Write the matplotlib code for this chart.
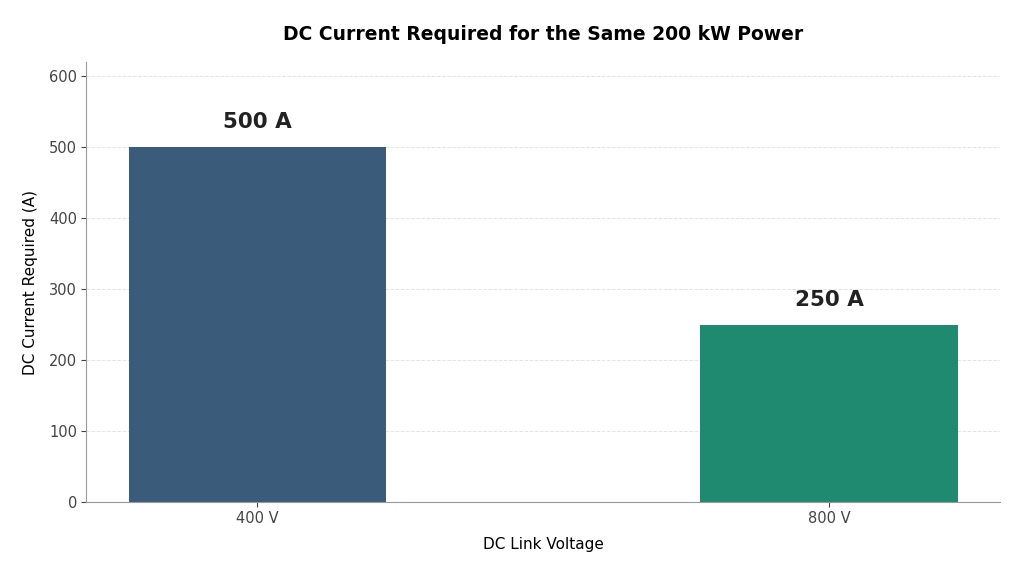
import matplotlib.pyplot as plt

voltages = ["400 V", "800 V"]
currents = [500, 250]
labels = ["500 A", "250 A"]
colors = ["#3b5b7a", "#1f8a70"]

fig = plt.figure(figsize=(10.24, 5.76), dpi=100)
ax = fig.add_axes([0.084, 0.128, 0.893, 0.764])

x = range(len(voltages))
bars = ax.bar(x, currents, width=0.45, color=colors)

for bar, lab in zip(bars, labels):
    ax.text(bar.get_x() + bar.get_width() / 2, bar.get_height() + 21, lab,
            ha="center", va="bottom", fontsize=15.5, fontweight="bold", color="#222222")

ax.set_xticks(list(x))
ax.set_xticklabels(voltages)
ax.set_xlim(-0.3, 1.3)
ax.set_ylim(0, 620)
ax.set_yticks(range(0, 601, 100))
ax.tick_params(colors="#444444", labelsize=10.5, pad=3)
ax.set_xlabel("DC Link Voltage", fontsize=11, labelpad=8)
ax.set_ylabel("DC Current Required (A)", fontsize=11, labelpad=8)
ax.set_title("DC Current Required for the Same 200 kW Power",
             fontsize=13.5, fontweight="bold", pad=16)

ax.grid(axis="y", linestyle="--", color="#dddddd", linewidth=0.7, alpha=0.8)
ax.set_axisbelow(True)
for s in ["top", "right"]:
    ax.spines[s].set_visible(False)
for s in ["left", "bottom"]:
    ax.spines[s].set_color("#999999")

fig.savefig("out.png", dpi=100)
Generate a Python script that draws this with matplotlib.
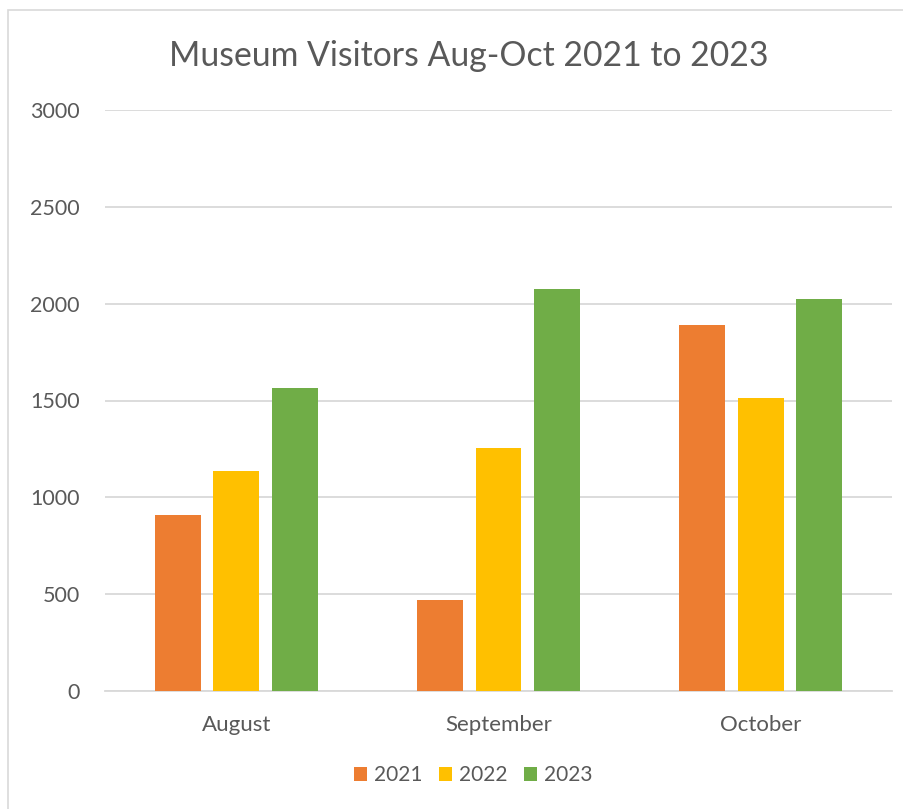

########################################

The records above need to be given again exactly. Omit the pictures.

Write the matplotlib code for this chart.
import matplotlib.pyplot as plt

voltages = ["400 V", "800 V"]
currents = [500, 250]
labels = ["500 A", "250 A"]
colors = ["#3b5b7a", "#1f8a70"]

fig = plt.figure(figsize=(10.24, 5.76), dpi=100)
ax = fig.add_axes([0.084, 0.128, 0.893, 0.764])

x = range(len(voltages))
bars = ax.bar(x, currents, width=0.45, color=colors)

for bar, lab in zip(bars, labels):
    ax.text(bar.get_x() + bar.get_width() / 2, bar.get_height() + 21, lab,
            ha="center", va="bottom", fontsize=15.5, fontweight="bold", color="#222222")

ax.set_xticks(list(x))
ax.set_xticklabels(voltages)
ax.set_xlim(-0.3, 1.3)
ax.set_ylim(0, 620)
ax.set_yticks(range(0, 601, 100))
ax.tick_params(colors="#444444", labelsize=10.5, pad=3)
ax.set_xlabel("DC Link Voltage", fontsize=11, labelpad=8)
ax.set_ylabel("DC Current Required (A)", fontsize=11, labelpad=8)
ax.set_title("DC Current Required for the Same 200 kW Power",
             fontsize=13.5, fontweight="bold", pad=16)

ax.grid(axis="y", linestyle="--", color="#dddddd", linewidth=0.7, alpha=0.8)
ax.set_axisbelow(True)
for s in ["top", "right"]:
    ax.spines[s].set_visible(False)
for s in ["left", "bottom"]:
    ax.spines[s].set_color("#999999")

fig.savefig("out.png", dpi=100)
Generate a Python script that draws this with matplotlib.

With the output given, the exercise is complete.